Em abril de 2024, Tarcísio substituiu Sarrubbo por Paulo Sérgio de Oliveira e Costa, terceiro colocado da lista tríplice — uma escolha inédita, respaldada nos bastidores pelo próprio Sarrubbo e marcada pelo suposto veto do ministro do Supremo Tribunal Federal (STF), Alexandre de Moraes, ao primeiro colocado, José Carlos Cosenzo. Ainda assim, tanto Sarrubbo quanto Oliveira e Costa já deveriam conhecer, desde 2018, os nomes e métodos dos grandes sonegadores de combustíveis.
Quando o Blog do Luchetti solicitou um parecer formal sobre as denúncias — incluindo suspeitas de ligação entre uma das maiores empresas investigadas e o Primeiro Comando da Capital (PCC) — a resposta do MPSP, em 21 de maio de 2024, foi curta e objetiva: tratava-se apenas, “em tese”, de crime contra a ordem tributária. E a solução encontrada foi o arquivamento da investigação.
Como, então, explicar que um ano depois o mesmo Ministério Público protagonize, ao lado do governo Tarcísio, as operações Carbono Oculto e Poço Lobato?

Operações espetaculares, omissões convenientes
Na operação Carbono Oculto, chamou atenção a liderança artificial do secretário da Fazenda, Samuel Kinoshita, que apareceu em entrevistas como parte central da investigação — algo absolutamente atípico para um secretário que, teoricamente, deveria ser investigado quando há fraudes bilionárias em seu próprio setor.
Mais estranho ainda: nenhum fiscal da SEFAZ-SP foi investigado, afastado ou preso. O que parece é que para o MPSP, fraudes colossais acontecem sozinhas — sem conivência, sem omissão, sem falhas internas.
O mesmo roteiro se repetiu na operação Poço Lobato: bilhões em prejuízo ao Estado, mas zero responsabilização de auditores fiscais para anos e anos de sonegação e de denuncias dessas práticas divulgadas pela imprensa.
O regime monofásico expõe ainda mais o absurdo
Toda essa complacência fica ainda mais perturbadora quando se olha para o contexto legal. O ICMS dos combustíveis passou ao Regime Monofásico pela Lei Complementar 192/2022, assinada pelo presidente Jair Bolsonaro, mas sua aplicação prática só começou após as regulamentações do Conselho Nacional de Política fazendária (CONFAZ), já no governo Lula, em 2023.

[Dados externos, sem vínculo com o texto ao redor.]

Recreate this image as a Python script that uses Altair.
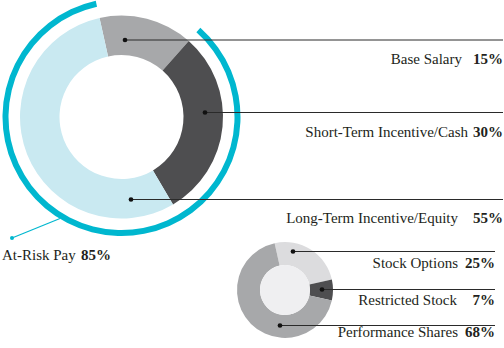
import math
import altair as alt
import pandas as pd

# ---------------- data ----------------
pay_labels = ["Base Salary", "Short-Term Incentive/Cash", "Long-Term Incentive/Equity"]
pay_values = [15, 30, 55]
equity_labels = ["Stock Options", "Restricted Stock", "Performance Shares"]
equity_values = [25, 7, 68]
at_risk_label = "At-Risk Pay"
at_risk_value = 85

# ---------------- styles / layout ----------------
pay_colors = ["#a7a8aa", "#4e4e50", "#c9e9f1"]
equity_colors = ["#dcdcde", "#4e4e50", "#a7a8aa"]
CYAN = "#00b7cf"
INK = "#231f20"
FONT = "Liberation Serif"

W, H = 504, 348
BIG_C = (121.5, 117)
SMALL_C = (285, 290)
START = math.radians(-12.5)

# leader dot positions, line end x, label right edges & baselines
big_dots = [(125, 40), (205, 112.5), (131, 199.5)]
big_line_end = 503
big_name_right = [462, 468, 458]
big_pct_right = 503
big_baselines = [64, 137, 223]

small_dots = [(293, 251.5), (322, 289.5), (280, 325.5)]
small_line_end = 495
small_name_right = [458, 457, 458]
small_pct_right = 495
small_baselines = [268, 305, 337]

theta_scale = alt.Scale(domain=[0, 100], range=[START, START + 2 * math.pi])

# ---------------- donuts ----------------
big_df = pd.DataFrame({"label": pay_labels, "value": pay_values, "k": range(len(pay_labels))})
big = alt.Chart(big_df).mark_arc(innerRadius=62, outerRadius=101.5).encode(
    theta=alt.Theta("value:Q", stack=True, scale=theta_scale),
    color=alt.Color("label:N", scale=alt.Scale(domain=pay_labels, range=pay_colors), legend=None),
    order=alt.Order("k:Q"),
    x=alt.value(BIG_C[0]),
    y=alt.value(BIG_C[1]),
)

risk_df = pd.DataFrame({"label": [at_risk_label], "start": [pay_values[0]],
                        "end": [pay_values[0] + at_risk_value]})
risk_arc = alt.Chart(risk_df).mark_arc(innerRadius=113, outerRadius=119, color=CYAN).encode(
    theta=alt.Theta("start:Q", scale=theta_scale, stack=None),
    theta2="end:Q",
    x=alt.value(BIG_C[0]),
    y=alt.value(BIG_C[1]),
)

small_df = pd.DataFrame({"label": equity_labels, "value": equity_values, "k": range(len(equity_labels))})
small = alt.Chart(small_df).mark_arc(innerRadius=25, outerRadius=48).encode(
    theta=alt.Theta("value:Q", stack=True, scale=theta_scale),
    color=alt.Color("label:N", scale=alt.Scale(domain=equity_labels, range=equity_colors), legend=None),
    order=alt.Order("k:Q"),
    x=alt.value(SMALL_C[0]),
    y=alt.value(SMALL_C[1]),
)

hole = alt.Chart(pd.DataFrame({"a": [0]})).mark_arc(outerRadius=25, color="#efeff1").encode(
    theta=alt.value(0), theta2=alt.value(2 * math.pi),
    x=alt.value(SMALL_C[0]), y=alt.value(SMALL_C[1]),
)

# ---------------- leaders & labels ----------------
lead_df = pd.DataFrame({
    "x": [d[0] for d in big_dots] + [d[0] for d in small_dots],
    "y": [d[1] for d in big_dots] + [d[1] for d in small_dots],
    "x2": [big_line_end] * 3 + [small_line_end] * 3,
})
rules = alt.Chart(lead_df).mark_rule(color="#2a2a2a", strokeWidth=1).encode(
    x=alt.X("x:Q", scale=None), x2="x2:Q", y=alt.Y("y:Q", scale=None)
)
dots = alt.Chart(lead_df).mark_circle(size=22, color="#111111", opacity=1).encode(
    x=alt.X("x:Q", scale=None), y=alt.Y("y:Q", scale=None)
)

lab_df = pd.DataFrame({
    "name": pay_labels + equity_labels,
    "pct": [f"{v}%" for v in pay_values + equity_values],
    "nx": big_name_right + small_name_right,
    "px": [big_pct_right] * 3 + [small_pct_right] * 3,
    "y": big_baselines + small_baselines,
})
names = alt.Chart(lab_df).mark_text(align="right", baseline="alphabetic", font=FONT,
                                    fontSize=15, color=INK).encode(
    x=alt.X("nx:Q", scale=None), y=alt.Y("y:Q", scale=None), text="name:N"
)
pcts = alt.Chart(lab_df).mark_text(align="right", baseline="alphabetic", font=FONT,
                                   fontSize=15, fontWeight="bold", color=INK).encode(
    x=alt.X("px:Q", scale=None), y=alt.Y("y:Q", scale=None), text="pct:N"
)

# at-risk leader
risk_lead = alt.Chart(pd.DataFrame({"x": [12], "y": [238], "x2": [60], "y2": [218.5]})).mark_rule(
    color=CYAN, strokeWidth=1.2).encode(
    x=alt.X("x:Q", scale=None), y=alt.Y("y:Q", scale=None), x2="x2:Q", y2="y2:Q")
risk_dot = alt.Chart(pd.DataFrame({"x": [12], "y": [238]})).mark_circle(
    size=16, color=CYAN, opacity=1).encode(
    x=alt.X("x:Q", scale=None), y=alt.Y("y:Q", scale=None))
risk_name = alt.Chart(pd.DataFrame({"t": [at_risk_label], "x": [2], "y": [260]})).mark_text(
    align="left", baseline="alphabetic", font=FONT, fontSize=15, color=INK).encode(
    x=alt.X("x:Q", scale=None), y=alt.Y("y:Q", scale=None), text="t:N")
risk_pct = alt.Chart(pd.DataFrame({"t": [f"{at_risk_value}%"], "x": [81], "y": [260]})).mark_text(
    align="left", baseline="alphabetic", font=FONT, fontSize=15, fontWeight="bold", color=INK).encode(
    x=alt.X("x:Q", scale=None), y=alt.Y("y:Q", scale=None), text="t:N")

chart = alt.layer(
    risk_arc, big, small, hole, rules, dots, names, pcts, risk_lead, risk_dot, risk_name, risk_pct
).resolve_scale(color="independent").properties(
    width=W, height=H, autosize="none", padding=0, background="white"
).configure_view(stroke=None)

chart.save("out.html", embed_options={"renderer": "svg", "actions": False})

A regulamentação foi aprovada e assinada pelo secretario da Fazenda, Samuel Kinoshita, e a implantação foi realizada nas seguintes datas:
Diesel e Biodiesel: 1º de maio de 2023
Gasolina e Etanol Anidro: 1º de junho de 2023
GLP/GLGN: maio de 2023
A lei também zerou PIS/Cofins e determinou alíquotas unificadas de ICMS no país, obrigando os estados — inclusive São Paulo — a se adaptar.
Nesse cenário, surgem perguntas inevitáveis:
- Copape (Carbono Oculto) e Refit (Poço Lobato) operavam com regimes especiais no Estado do Amapá que zeravam o ICMS?

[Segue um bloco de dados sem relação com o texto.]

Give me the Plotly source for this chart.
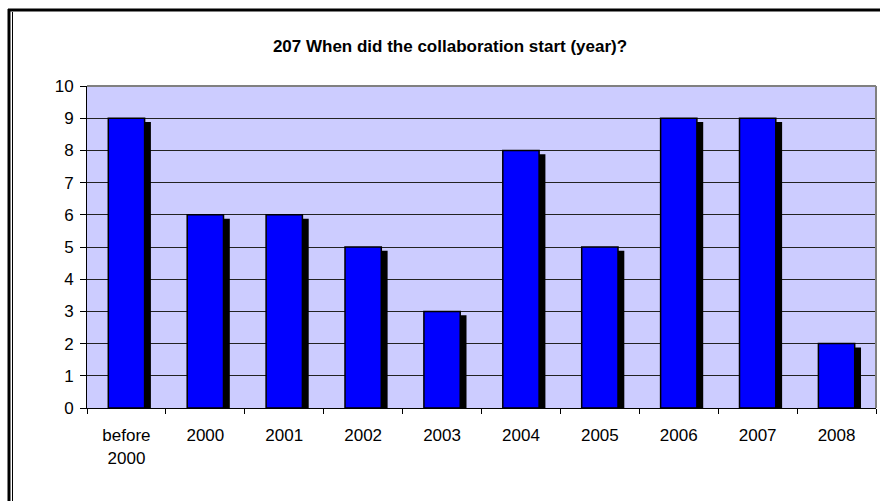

- Essas empresas deixavam de pagar tributos de maneira formal, amparadas pela legislação vigente?
- Se o blog denunciou isso sistematicamente por dois anos, por que o MP não agiu anteriormente?
- Por que nenhuma investigação interna, nenhuma sindicância e nenhum afastamento ocorreram na Sefaz-SP?
- E por que — de repente — duas megaoperações simultâneas?
A resposta possível pode ser mais política do que jurídica: o medo de a Polícia Federal assumir o protagonismo, como ocorreu nos casos Ultrafarma e FastShop, que acabaram alcançando fiscais graduados ligados ao subsecretário da Receita Estadual, Marcelo Bergamasco, e que extorquiram bilhões de empresários de São Paulo.
Um Ministério Público seletivo, conveniente — e perigoso
O que se vê é um Ministério Público que age com surpreendente rapidez quando pode blindar o governo Tarcísio, mas com espantosa lentidão quando precisa investigar estruturas internas, fiscais influentes e eventuais falhas da própria administração estadual.
É, no mínimo, lamentável — e profundamente preocupante — assistir ao MPSPfingir combater fraudes que há anos se recusa a enfrentar, enquanto protege silenciosamente o governo Tarcísio e se comporta como um órgão auxiliar do Executivo.